Je pense qu’il y a d’autres sujets qui seront tout aussi importants dans ce même esprit. La
neutralité du search, par exemple, sera à l’évidence très vite un sujet majeur.

Troisième et avant-dernière idée. Il y a peut-être d’autres idées qui naissent aux Etats-Unis
et méritent d’être creusées. Je pense que l’ARCEP, dans son comité de prospective, pourrait
réfléchir à cela. On parle désormais de government at the plateform.
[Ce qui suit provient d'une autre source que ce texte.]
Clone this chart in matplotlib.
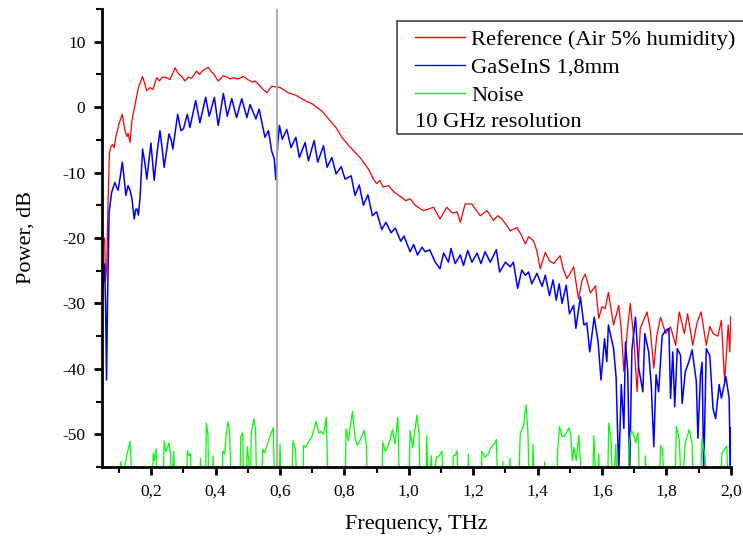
import matplotlib
matplotlib.use("Agg")
import matplotlib.pyplot as plt
from matplotlib.lines import Line2D
from matplotlib.patches import Rectangle
from matplotlib.ticker import MultipleLocator, FuncFormatter

plt.rcParams['font.family'] = ['Liberation Serif', 'DejaVu Serif']
plt.rcParams['axes.unicode_minus'] = False

# Reference (air, 5% humidity) spectrum
ref_thz = [0.050, 0.055, 0.058, 0.062, 0.066, 0.070, 0.075, 0.080, 0.085, 0.090,
           0.100, 0.110, 0.118, 0.124, 0.128, 0.134, 0.140, 0.149, 0.160, 0.173,
           0.180, 0.186, 0.196, 0.205, 0.217, 0.225, 0.235, 0.248, 0.258, 0.265,
           0.274, 0.283, 0.292, 0.305, 0.315, 0.325, 0.341, 0.350, 0.360, 0.377,
           0.385, 0.395, 0.408, 0.424, 0.435, 0.445, 0.455, 0.470, 0.486, 0.500,
           0.515, 0.522, 0.533, 0.545, 0.559, 0.574, 0.600, 0.626, 0.650, 0.678,
           0.700, 0.730, 0.756, 0.775, 0.792, 0.812, 0.833, 0.850, 0.875, 0.890,
           0.900, 0.910, 0.920, 0.937, 0.955, 0.978, 0.990, 1.004, 1.020, 1.045,
           1.060, 1.077, 1.097, 1.118, 1.135, 1.150, 1.160, 1.175, 1.196, 1.210,
           1.222, 1.243, 1.263, 1.276, 1.289, 1.303, 1.315, 1.336, 1.350, 1.362,
           1.372, 1.387, 1.398, 1.408, 1.424, 1.437, 1.450, 1.470, 1.480, 1.491,
           1.500, 1.512, 1.527, 1.538, 1.548, 1.564, 1.580, 1.590, 1.600, 1.610,
           1.620, 1.636, 1.652, 1.660, 1.668, 1.678, 1.688, 1.699, 1.709, 1.719,
           1.730, 1.740, 1.750, 1.761, 1.770, 1.782, 1.798, 1.813, 1.829, 1.840,
           1.856, 1.866, 1.882, 1.895, 1.908, 1.924, 1.935, 1.945, 1.960, 1.971,
           1.981, 1.992, 1.997, 2.000]
ref_db = [-21.0, -20.0, -26.5, -24.0, -14.0, -7.0, -6.0, -5.7, -6.2, -4.5,
          -2.5, -1.1, -3.5, -4.5, -4.0, -5.4, -2.0, 0.2, 3.0, 4.7,
          3.5, 2.5, 3.0, 2.7, 4.5, 4.0, 4.6, 4.5, 4.2, 5.0,
          6.0, 5.2, 4.8, 4.0, 4.6, 4.4, 5.5, 5.0, 5.6, 6.1,
          5.5, 5.0, 4.0, 4.8, 4.6, 4.3, 4.5, 4.3, 4.7, 4.2,
          3.8, 4.0, 3.5, 2.8, 2.2, 3.2, 3.0, 2.2, 1.8, 1.0,
          0.5, -0.6, -2.1, -3.2, -4.6, -5.8, -6.9, -7.8, -9.5, -11.0,
          -11.7, -11.2, -12.2, -12.0, -13.0, -13.8, -14.3, -14.0, -15.0, -15.8,
          -15.6, -15.3, -17.1, -15.3, -16.2, -16.0, -17.6, -14.8, -14.8, -15.8,
          -16.6, -15.8, -17.3, -16.6, -17.1, -18.0, -18.9, -18.4, -19.6, -20.9,
          -19.8, -20.4, -22.0, -24.7, -22.2, -23.5, -23.9, -22.7, -24.8, -26.2,
          -25.5, -24.4, -29.3, -26.5, -25.5, -28.4, -27.3, -32.3, -30.5, -30.8,
          -28.3, -33.3, -30.3, -34.0, -40.4, -34.5, -30.0, -35.4, -43.5, -33.8,
          -32.5, -31.3, -34.0, -39.9, -35.0, -32.1, -34.6, -33.6, -36.4, -31.3,
          -34.6, -31.6, -36.4, -33.0, -31.3, -36.4, -33.5, -34.6, -35.0, -32.6,
          -42.0, -33.3, -37.4, -32.0]

# GaSeInS 1,8 mm sample spectrum
smp_thz = [0.050, 0.055, 0.058, 0.061, 0.064, 0.066, 0.069, 0.077, 0.087, 0.092,
           0.097, 0.104, 0.110, 0.116, 0.121, 0.128, 0.134, 0.140, 0.147, 0.152,
           0.156, 0.160, 0.165, 0.173, 0.180, 0.186, 0.199, 0.209, 0.218, 0.227,
           0.233, 0.240, 0.255, 0.262, 0.267, 0.282, 0.292, 0.300, 0.312, 0.320,
           0.338, 0.351, 0.369, 0.380, 0.396, 0.408, 0.424, 0.436, 0.450, 0.465,
           0.481, 0.497, 0.507, 0.525, 0.535, 0.553, 0.564, 0.574, 0.582, 0.587,
           0.593, 0.598, 0.607, 0.621, 0.634, 0.649, 0.660, 0.678, 0.688, 0.706,
           0.717, 0.735, 0.746, 0.761, 0.774, 0.790, 0.802, 0.821, 0.833, 0.846,
           0.859, 0.873, 0.887, 0.900, 0.916, 0.929, 0.945, 0.958, 0.975, 0.985,
           1.004, 1.015, 1.027, 1.041, 1.051, 1.065, 1.082, 1.097, 1.108, 1.123,
           1.131, 1.144, 1.160, 1.170, 1.183, 1.196, 1.212, 1.224, 1.237, 1.253,
           1.272, 1.282, 1.300, 1.315, 1.325, 1.338, 1.351, 1.362, 1.372, 1.382,
           1.398, 1.414, 1.424, 1.437, 1.448, 1.458, 1.467, 1.476, 1.489, 1.499,
           1.512, 1.519, 1.533, 1.544, 1.553, 1.562, 1.576, 1.588, 1.597, 1.608,
           1.615, 1.620, 1.636, 1.644, 1.652, 1.660, 1.668, 1.673, 1.680, 1.686,
           1.693, 1.704, 1.714, 1.727, 1.733, 1.745, 1.753, 1.761, 1.768, 1.776,
           1.787, 1.797, 1.808, 1.813, 1.820, 1.826, 1.834, 1.844, 1.849, 1.859,
           1.870, 1.880, 1.893, 1.898, 1.906, 1.911, 1.916, 1.924, 1.935, 1.945,
           1.953, 1.964, 1.971, 1.985, 1.995, 1.999, 2.000]
smp_db = [-27.7, -24.0, -30.0, -41.7, -30.0, -24.2, -16.1, -13.0, -11.5, -12.2,
          -12.7, -10.5, -8.4, -11.0, -13.5, -12.0, -12.7, -14.0, -17.1, -15.6,
          -15.6, -16.5, -14.0, -6.4, -8.5, -11.0, -5.5, -11.2, -7.0, -3.6,
          -6.0, -9.2, -4.1, -5.0, -6.4, -1.1, -3.6, -3.3, -1.1, -3.1,
          1.0, -2.4, 1.5, -1.4, 1.5, -2.8, 2.1, -1.4, 1.3, -1.6,
          1.3, -1.6, 0.4, -1.8, -0.3, -4.6, -3.6, -6.7, -7.9, -11.1,
          -5.6, -2.8, -4.9, -3.4, -6.2, -4.6, -7.7, -5.4, -8.2, -5.1,
          -8.4, -5.9, -9.2, -7.7, -10.2, -9.1, -11.0, -10.5, -13.5, -11.9,
          -15.0, -13.4, -16.6, -16.0, -18.7, -17.6, -19.2, -18.5, -20.5, -19.7,
          -22.1, -21.0, -22.6, -21.4, -22.1, -21.8, -23.7, -24.7, -22.3, -23.7,
          -21.6, -23.9, -22.6, -24.2, -21.9, -23.7, -22.3, -23.9, -22.1, -23.7,
          -21.8, -25.2, -23.7, -24.4, -23.7, -27.7, -24.9, -25.7, -25.2, -27.0,
          -25.4, -27.4, -25.7, -28.8, -26.4, -29.5, -27.0, -30.0, -27.2, -31.6,
          -30.3, -33.8, -29.0, -33.3, -33.0, -37.4, -32.1, -35.9, -41.7, -35.4,
          -38.9, -33.3, -36.9, -41.4, -56.0, -42.4, -49.1, -35.9, -40.4, -56.0,
          -37.1, -32.1, -39.8, -43.5, -34.6, -37.4, -42.4, -51.9, -40.9, -43.5,
          -34.9, -34.2, -33.8, -44.5, -37.4, -45.8, -36.9, -37.9, -45.3, -40.4,
          -38.9, -37.1, -41.9, -50.6, -40.9, -39.0, -56.0, -36.9, -38.0, -46.1,
          -47.6, -42.4, -44.5, -41.2, -44.5, -56.0, -49.0]

# Noise floor (drops below the bottom of the axis between the spikes)
noise_thz = [0.050, 0.103, 0.105, 0.110, 0.118, 0.124, 0.130, 0.134, 0.138, 0.141,
             0.203, 0.206, 0.210, 0.215, 0.218,
             0.236, 0.240, 0.245, 0.250, 0.255, 0.260, 0.263, 0.267, 0.270, 0.273,
             0.308, 0.312, 0.317, 0.322, 0.326, 0.350, 0.353, 0.357,
             0.368, 0.371, 0.376, 0.379, 0.389, 0.392, 0.395,
             0.419, 0.422, 0.428, 0.433, 0.438, 0.443, 0.446, 0.450,
             0.475, 0.478, 0.484, 0.488, 0.494, 0.498, 0.503, 0.508, 0.510, 0.512,
             0.519, 0.524, 0.528,
             0.540, 0.546, 0.552, 0.558, 0.564, 0.571, 0.579, 0.584, 0.596, 0.600, 0.604,
             0.635, 0.640, 0.648, 0.654, 0.670, 0.673, 0.680, 0.690, 0.699, 0.712,
             0.720, 0.727, 0.735, 0.744, 0.750,
             0.802, 0.805, 0.812, 0.825, 0.833, 0.840, 0.848, 0.861, 0.868, 0.872,
             0.916, 0.919, 0.927, 0.934, 0.942, 0.949, 0.957, 0.966, 0.972,
             1.000, 1.004, 1.012, 1.025, 1.032, 1.036,
             1.052, 1.056, 1.060, 1.070, 1.075, 1.085, 1.095, 1.103, 1.108,
             1.135, 1.138, 1.145, 1.150, 1.155, 1.183, 1.185, 1.188,
             1.225, 1.227, 1.236, 1.247, 1.255, 1.263, 1.272, 1.277,
             1.290, 1.292, 1.296, 1.312, 1.314, 1.318,
             1.340, 1.346, 1.357, 1.364, 1.370, 1.375, 1.383, 1.386, 1.390,
             1.420, 1.422, 1.426,
             1.460, 1.462, 1.468, 1.476, 1.484, 1.492, 1.498, 1.503, 1.508, 1.513,
             1.520, 1.528, 1.533, 1.538,
             1.570, 1.575, 1.583, 1.590, 1.594,
             1.617, 1.621, 1.628, 1.635, 1.643, 1.648,
             1.680, 1.685, 1.691, 1.698, 1.705, 1.712, 1.718,
             1.733, 1.735, 1.740,
             1.778, 1.782, 1.788, 1.795,
             1.826, 1.831, 1.840, 1.848, 1.858, 1.871, 1.880, 1.885,
             1.905, 1.911, 1.920, 1.925,
             1.966, 1.973, 1.988, 1.992, 2.000]
noise_db = [-60, -60, -54.2, -56.0, -55.0, -53.2, -52.0, -51.1, -55.0, -60,
            -60, -52.9, -54.0, -52.2, -60,
            -60, -51.0, -52.6, -52.2, -51.3, -53.0, -60, -55.0, -52.6, -60,
            -60, -52.5, -53.3, -53.0, -60, -60, -53.7, -60,
            -60, -48.3, -50.0, -60, -60, -53.3, -60,
            -60, -52.5, -53.0, -50.0, -48.1, -49.4, -54.0, -60,
            -60, -50.3, -49.8, -60, -60, -51.9, -54.0, -60, -51.0, -49.4,
            -47.6, -49.4, -60,
            -60, -52.3, -52.8, -52.0, -51.1, -50.0, -49.0, -60, -60, -51.5, -60,
            -60, -51.0, -52.2, -60, -60, -51.7, -52.0, -51.0, -50.4, -48.0,
            -49.8, -49.6, -50.0, -47.4, -60,
            -60, -49.2, -51.0, -46.5, -50.5, -51.7, -51.0, -49.4, -51.5, -60,
            -60, -51.2, -52.6, -52.0, -50.8, -49.3, -51.5, -47.4, -60,
            -60, -49.4, -52.0, -47.1, -50.0, -60,
            -60, -50.2, -60, -53.3, -60, -53.6, -53.3, -52.6, -60,
            -60, -53.3, -53.2, -52.5, -60, -60, -53.0, -60,
            -60, -52.6, -53.5, -53.0, -52.0, -51.7, -50.8, -60,
            -60, -54.2, -60, -60, -53.7, -60,
            -60, -50.0, -48.6, -45.5, -49.6, -60, -60, -51.5, -60,
            -60, -54.2, -60,
            -60, -53.0, -48.8, -50.3, -50.3, -49.5, -49.0, -50.0, -54.0, -52.0,
            -54.0, -50.2, -54.0, -60,
            -60, -50.2, -60, -53.0, -60,
            -60, -48.3, -50.5, -60, -51.5, -60,
            -60, -51.3, -49.4, -50.0, -51.3, -49.8, -60,
            -60, -53.3, -60,
            -60, -51.7, -52.3, -60,
            -60, -48.8, -50.8, -60, -51.5, -49.3, -51.5, -60,
            -60, -50.6, -53.4, -60,
            -60, -52.8, -51.8, -60, -60]

marker_thz = 0.59

fig = plt.figure(figsize=(7.43, 5.42), dpi=100)
ax = fig.add_axes([0.1373, 0.1384, 0.8462, 0.8450])

ax.plot(ref_thz, ref_db, color='#ff0000', lw=0.9, label='Reference (Air 5% humidity)')
ax.plot(smp_thz, smp_db, color='#0000ff', lw=1.1, label='GaSeInS 1,8mm')
ax.plot(noise_thz, noise_db, color='#00ff00', lw=0.9, label='Noise')
ax.axvline(marker_thz, color='#a8a8a8', lw=1.3)

ax.set_xlim(0.047, 2.0)
ax.set_ylim(-55, 15)
ax.xaxis.set_major_locator(MultipleLocator(0.2))
ax.xaxis.set_minor_locator(MultipleLocator(0.1))
ax.yaxis.set_major_locator(MultipleLocator(10))
ax.yaxis.set_minor_locator(MultipleLocator(5))
ax.xaxis.set_major_formatter(FuncFormatter(lambda v, p: ('%.1f' % v).replace('.', ',')))
ax.yaxis.set_major_formatter(FuncFormatter(lambda v, p: '%d' % round(v)))

for side in ['top', 'right']:
    ax.spines[side].set_visible(False)
for side in ['left', 'bottom']:
    ax.spines[side].set_linewidth(2)
ax.tick_params(which='major', direction='out', length=6, width=2, labelsize=12.5, pad=6)
ax.tick_params(which='minor', direction='out', length=4, width=1.5)

ax.set_xlabel('Frequency, THz', fontsize=16, labelpad=11)
ax.set_ylabel('Power, dB', fontsize=16, labelpad=19)

# legend box, partly running off the right edge like the original
fig.patches.append(Rectangle((397 / 743, 1 - 134 / 542), 0.6, 113 / 542,
                             transform=fig.transFigure, fill=False,
                             edgecolor='#444444', lw=1.2))
handles = [Line2D([], [], color=c, lw=1) for c in ['#ff0000', '#0000ff', '#00ff00']]
labels = ['Reference (Air 5% humidity)', 'GaSeInS 1,8mm', 'Noise']
fig.legend(handles, labels, loc='upper left', bbox_to_anchor=(410.5 / 743, 1 - 24.5 / 542),
           frameon=False, fontsize=16.2, handlelength=2.2, handletextpad=0.3,
           labelspacing=0.33, borderpad=0.2, borderaxespad=0)
fig.text(415 / 743, 1 - 122 / 542, '10 GHz resolution', fontsize=16.2, va='center', ha='left')

plt.savefig('out.png', dpi=100)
Nicolas Curien a dit que l’on
était peut-être passé de la norme à l’organisation de la conversation et du consensus... peut-être
que l’on peut aussi réfléchir à des plateformes d’open data et créer des conditions pour que des innovateurs puissent aller encore plus loin.

Pour finir, je crois quand même, et ce n’est plus tout à fait le territoire de l’ARCEP, que beaucoup
de choses se jouent sur le symbolique, beaucoup de choses se jouent sur la vision du monde. Je
trouve que nous ne sommes pas un pays qui se dit assez qu’il faut jouer toutes les stratégies de
l’innovation, il y a la technologie, mais il y a aussi l’innovation de services, il y a l’open innovation, il y a l’innovation en réseau, nous devons les encourager toutes à égalité de dignité. Deuxièmement,
je trouve nous ne sommes pas un pays qui croit assez que les PME peuvent vraiment renverser la
table. Quand vous regardez dans le détail la politique d’aide aux PME, c’est un peu du traitement
social du chômage, on ne raisonne pas en se disant qu’ils vont peut-être un jour renverser la table.
Et enfin, nous ne sommes pas un pays qui se dit profondément que le monde change et que c’est
très bien. Nous avons la force en France de porter un message universel dans un monde qui
change, on n’est pas obligé de ne jouer que défensivement.

Merci.

1 commentaire:

  1. Merci pour ce post. J'ai vu ça dans le processus de financement grand emprunt, où l'on nous demande de nous associer avec des gros industriels pour avoir un financement significatif; or, ce sont nos concurrents directs :(
    On fera sans l'état, qui est toujours dans ses logiques industrielles, avec des temps de production qui ne sont plus en phase avec l'accélération du temps, et des lois visant à protéger ses oligopoles nationales.